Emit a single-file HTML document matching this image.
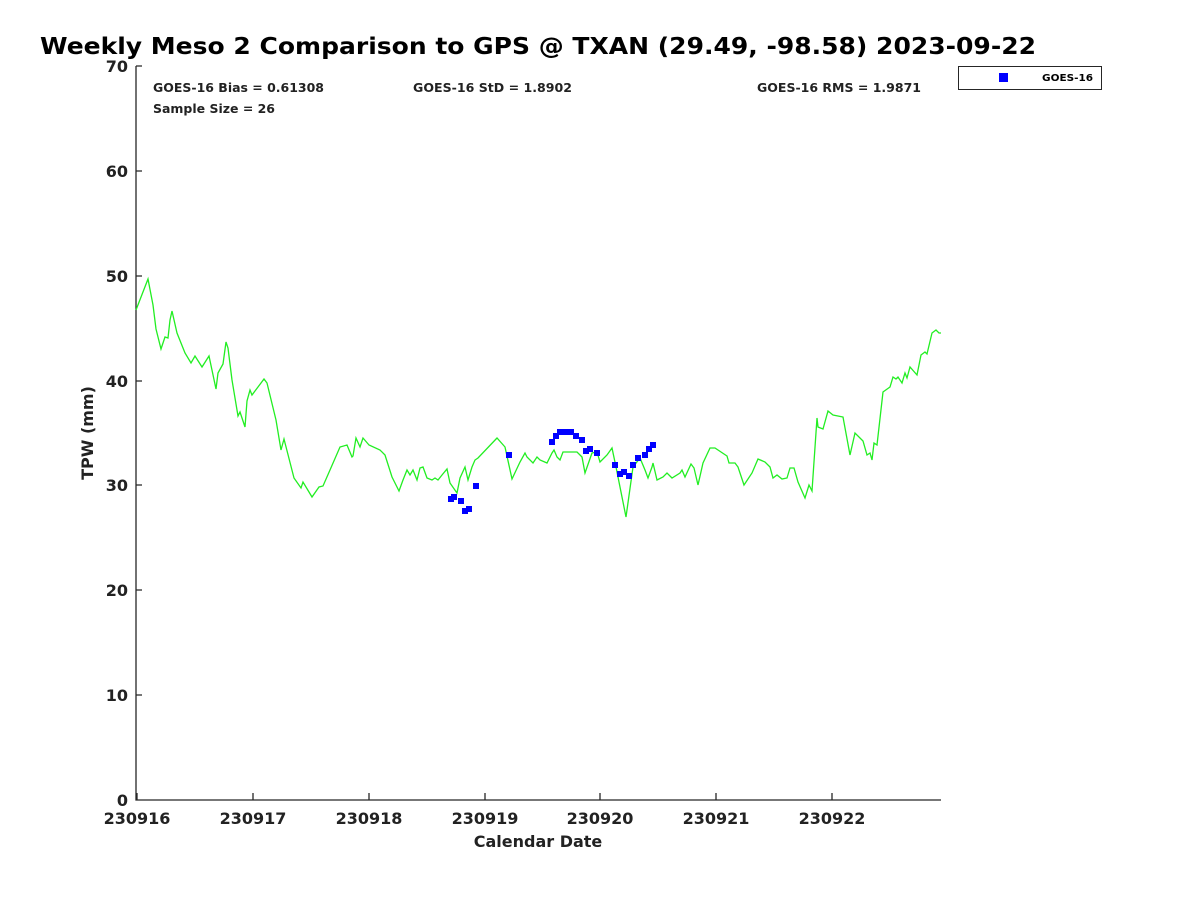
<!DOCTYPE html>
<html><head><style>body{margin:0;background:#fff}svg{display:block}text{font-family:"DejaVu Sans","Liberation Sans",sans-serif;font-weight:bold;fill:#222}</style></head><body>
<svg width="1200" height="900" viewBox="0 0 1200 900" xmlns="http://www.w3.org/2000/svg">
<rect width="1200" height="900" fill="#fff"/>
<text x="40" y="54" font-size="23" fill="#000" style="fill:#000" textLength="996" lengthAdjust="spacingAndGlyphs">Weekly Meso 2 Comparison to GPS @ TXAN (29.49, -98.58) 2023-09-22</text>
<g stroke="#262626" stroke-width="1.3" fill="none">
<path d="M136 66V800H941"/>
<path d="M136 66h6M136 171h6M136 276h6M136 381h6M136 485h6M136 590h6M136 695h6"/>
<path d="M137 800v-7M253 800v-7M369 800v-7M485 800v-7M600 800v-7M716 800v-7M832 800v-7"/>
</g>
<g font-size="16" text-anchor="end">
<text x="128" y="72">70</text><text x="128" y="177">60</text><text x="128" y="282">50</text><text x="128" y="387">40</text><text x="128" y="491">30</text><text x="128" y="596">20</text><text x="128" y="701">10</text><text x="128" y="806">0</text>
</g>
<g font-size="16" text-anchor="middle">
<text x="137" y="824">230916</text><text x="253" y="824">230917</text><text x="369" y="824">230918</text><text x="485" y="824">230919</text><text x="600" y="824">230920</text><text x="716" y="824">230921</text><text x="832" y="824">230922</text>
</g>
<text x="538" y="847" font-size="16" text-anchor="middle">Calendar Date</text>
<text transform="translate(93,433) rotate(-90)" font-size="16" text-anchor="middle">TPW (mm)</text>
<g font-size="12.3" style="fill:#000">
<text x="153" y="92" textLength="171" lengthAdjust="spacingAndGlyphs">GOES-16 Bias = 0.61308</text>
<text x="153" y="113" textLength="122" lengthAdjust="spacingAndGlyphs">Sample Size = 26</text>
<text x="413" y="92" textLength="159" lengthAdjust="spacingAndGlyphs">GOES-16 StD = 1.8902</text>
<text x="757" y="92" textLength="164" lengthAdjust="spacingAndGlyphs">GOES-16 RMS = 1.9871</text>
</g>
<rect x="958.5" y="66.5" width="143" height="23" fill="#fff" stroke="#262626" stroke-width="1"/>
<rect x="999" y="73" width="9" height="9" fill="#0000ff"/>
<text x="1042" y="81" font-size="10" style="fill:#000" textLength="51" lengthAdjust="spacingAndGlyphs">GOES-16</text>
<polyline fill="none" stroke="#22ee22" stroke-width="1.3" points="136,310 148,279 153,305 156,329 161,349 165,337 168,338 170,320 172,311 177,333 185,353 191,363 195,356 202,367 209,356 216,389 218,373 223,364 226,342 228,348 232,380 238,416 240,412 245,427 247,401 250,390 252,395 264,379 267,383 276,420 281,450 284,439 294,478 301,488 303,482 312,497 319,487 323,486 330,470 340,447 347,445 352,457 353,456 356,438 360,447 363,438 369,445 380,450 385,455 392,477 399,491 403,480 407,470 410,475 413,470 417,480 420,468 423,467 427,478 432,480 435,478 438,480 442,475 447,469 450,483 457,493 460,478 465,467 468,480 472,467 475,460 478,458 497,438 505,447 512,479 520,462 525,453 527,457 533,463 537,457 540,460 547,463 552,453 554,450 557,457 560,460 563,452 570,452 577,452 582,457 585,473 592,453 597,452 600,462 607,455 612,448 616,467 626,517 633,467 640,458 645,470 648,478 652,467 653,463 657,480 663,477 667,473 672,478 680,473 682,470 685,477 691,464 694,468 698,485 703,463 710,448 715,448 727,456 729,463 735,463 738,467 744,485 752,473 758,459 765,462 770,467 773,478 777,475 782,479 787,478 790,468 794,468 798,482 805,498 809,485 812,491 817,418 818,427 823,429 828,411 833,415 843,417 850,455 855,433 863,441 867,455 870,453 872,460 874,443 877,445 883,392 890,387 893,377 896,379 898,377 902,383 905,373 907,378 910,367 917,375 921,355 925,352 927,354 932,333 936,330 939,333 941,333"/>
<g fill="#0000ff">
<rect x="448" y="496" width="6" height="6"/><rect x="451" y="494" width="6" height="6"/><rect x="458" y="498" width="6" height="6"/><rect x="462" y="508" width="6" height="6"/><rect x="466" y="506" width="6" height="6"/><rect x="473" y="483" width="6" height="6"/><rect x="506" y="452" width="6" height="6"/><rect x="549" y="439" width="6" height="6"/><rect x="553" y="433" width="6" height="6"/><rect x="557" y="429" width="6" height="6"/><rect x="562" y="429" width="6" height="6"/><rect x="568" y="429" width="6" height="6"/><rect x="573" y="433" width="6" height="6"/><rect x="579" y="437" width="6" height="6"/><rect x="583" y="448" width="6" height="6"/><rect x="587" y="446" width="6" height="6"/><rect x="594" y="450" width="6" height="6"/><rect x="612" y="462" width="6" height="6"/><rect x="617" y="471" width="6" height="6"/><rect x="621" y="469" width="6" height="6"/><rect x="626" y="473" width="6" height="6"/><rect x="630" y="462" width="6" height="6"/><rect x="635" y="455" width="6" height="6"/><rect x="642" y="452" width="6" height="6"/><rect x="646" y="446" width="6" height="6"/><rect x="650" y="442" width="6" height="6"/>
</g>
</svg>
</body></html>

▶ **WHAT YOU WILL DO**: Leave out the pictures and retype every line above exactly.

▶ **EXERCISE RESULT**:
Emit a single-file HTML document matching this image.
<!DOCTYPE html>
<html><head><style>body{margin:0;background:#fff}svg{display:block}text{font-family:"DejaVu Sans","Liberation Sans",sans-serif;font-weight:bold;fill:#222}</style></head><body>
<svg width="1200" height="900" viewBox="0 0 1200 900" xmlns="http://www.w3.org/2000/svg">
<rect width="1200" height="900" fill="#fff"/>
<text x="40" y="54" font-size="23" fill="#000" style="fill:#000" textLength="996" lengthAdjust="spacingAndGlyphs">Weekly Meso 2 Comparison to GPS @ TXAN (29.49, -98.58) 2023-09-22</text>
<g stroke="#262626" stroke-width="1.3" fill="none">
<path d="M136 66V800H941"/>
<path d="M136 66h6M136 171h6M136 276h6M136 381h6M136 485h6M136 590h6M136 695h6"/>
<path d="M137 800v-7M253 800v-7M369 800v-7M485 800v-7M600 800v-7M716 800v-7M832 800v-7"/>
</g>
<g font-size="16" text-anchor="end">
<text x="128" y="72">70</text><text x="128" y="177">60</text><text x="128" y="282">50</text><text x="128" y="387">40</text><text x="128" y="491">30</text><text x="128" y="596">20</text><text x="128" y="701">10</text><text x="128" y="806">0</text>
</g>
<g font-size="16" text-anchor="middle">
<text x="137" y="824">230916</text><text x="253" y="824">230917</text><text x="369" y="824">230918</text><text x="485" y="824">230919</text><text x="600" y="824">230920</text><text x="716" y="824">230921</text><text x="832" y="824">230922</text>
</g>
<text x="538" y="847" font-size="16" text-anchor="middle">Calendar Date</text>
<text transform="translate(93,433) rotate(-90)" font-size="16" text-anchor="middle">TPW (mm)</text>
<g font-size="12.3" style="fill:#000">
<text x="153" y="92" textLength="171" lengthAdjust="spacingAndGlyphs">GOES-16 Bias = 0.61308</text>
<text x="153" y="113" textLength="122" lengthAdjust="spacingAndGlyphs">Sample Size = 26</text>
<text x="413" y="92" textLength="159" lengthAdjust="spacingAndGlyphs">GOES-16 StD = 1.8902</text>
<text x="757" y="92" textLength="164" lengthAdjust="spacingAndGlyphs">GOES-16 RMS = 1.9871</text>
</g>
<rect x="958.5" y="66.5" width="143" height="23" fill="#fff" stroke="#262626" stroke-width="1"/>
<rect x="999" y="73" width="9" height="9" fill="#0000ff"/>
<text x="1042" y="81" font-size="10" style="fill:#000" textLength="51" lengthAdjust="spacingAndGlyphs">GOES-16</text>
<polyline fill="none" stroke="#22ee22" stroke-width="1.3" points="136,310 148,279 153,305 156,329 161,349 165,337 168,338 170,320 172,311 177,333 185,353 191,363 195,356 202,367 209,356 216,389 218,373 223,364 226,342 228,348 232,380 238,416 240,412 245,427 247,401 250,390 252,395 264,379 267,383 276,420 281,450 284,439 294,478 301,488 303,482 312,497 319,487 323,486 330,470 340,447 347,445 352,457 353,456 356,438 360,447 363,438 369,445 380,450 385,455 392,477 399,491 403,480 407,470 410,475 413,470 417,480 420,468 423,467 427,478 432,480 435,478 438,480 442,475 447,469 450,483 457,493 460,478 465,467 468,480 472,467 475,460 478,458 497,438 505,447 512,479 520,462 525,453 527,457 533,463 537,457 540,460 547,463 552,453 554,450 557,457 560,460 563,452 570,452 577,452 582,457 585,473 592,453 597,452 600,462 607,455 612,448 616,467 626,517 633,467 640,458 645,470 648,478 652,467 653,463 657,480 663,477 667,473 672,478 680,473 682,470 685,477 691,464 694,468 698,485 703,463 710,448 715,448 727,456 729,463 735,463 738,467 744,485 752,473 758,459 765,462 770,467 773,478 777,475 782,479 787,478 790,468 794,468 798,482 805,498 809,485 812,491 817,418 818,427 823,429 828,411 833,415 843,417 850,455 855,433 863,441 867,455 870,453 872,460 874,443 877,445 883,392 890,387 893,377 896,379 898,377 902,383 905,373 907,378 910,367 917,375 921,355 925,352 927,354 932,333 936,330 939,333 941,333"/>
<g fill="#0000ff">
<rect x="448" y="496" width="6" height="6"/><rect x="451" y="494" width="6" height="6"/><rect x="458" y="498" width="6" height="6"/><rect x="462" y="508" width="6" height="6"/><rect x="466" y="506" width="6" height="6"/><rect x="473" y="483" width="6" height="6"/><rect x="506" y="452" width="6" height="6"/><rect x="549" y="439" width="6" height="6"/><rect x="553" y="433" width="6" height="6"/><rect x="557" y="429" width="6" height="6"/><rect x="562" y="429" width="6" height="6"/><rect x="568" y="429" width="6" height="6"/><rect x="573" y="433" width="6" height="6"/><rect x="579" y="437" width="6" height="6"/><rect x="583" y="448" width="6" height="6"/><rect x="587" y="446" width="6" height="6"/><rect x="594" y="450" width="6" height="6"/><rect x="612" y="462" width="6" height="6"/><rect x="617" y="471" width="6" height="6"/><rect x="621" y="469" width="6" height="6"/><rect x="626" y="473" width="6" height="6"/><rect x="630" y="462" width="6" height="6"/><rect x="635" y="455" width="6" height="6"/><rect x="642" y="452" width="6" height="6"/><rect x="646" y="446" width="6" height="6"/><rect x="650" y="442" width="6" height="6"/>
</g>
</svg>
</body></html>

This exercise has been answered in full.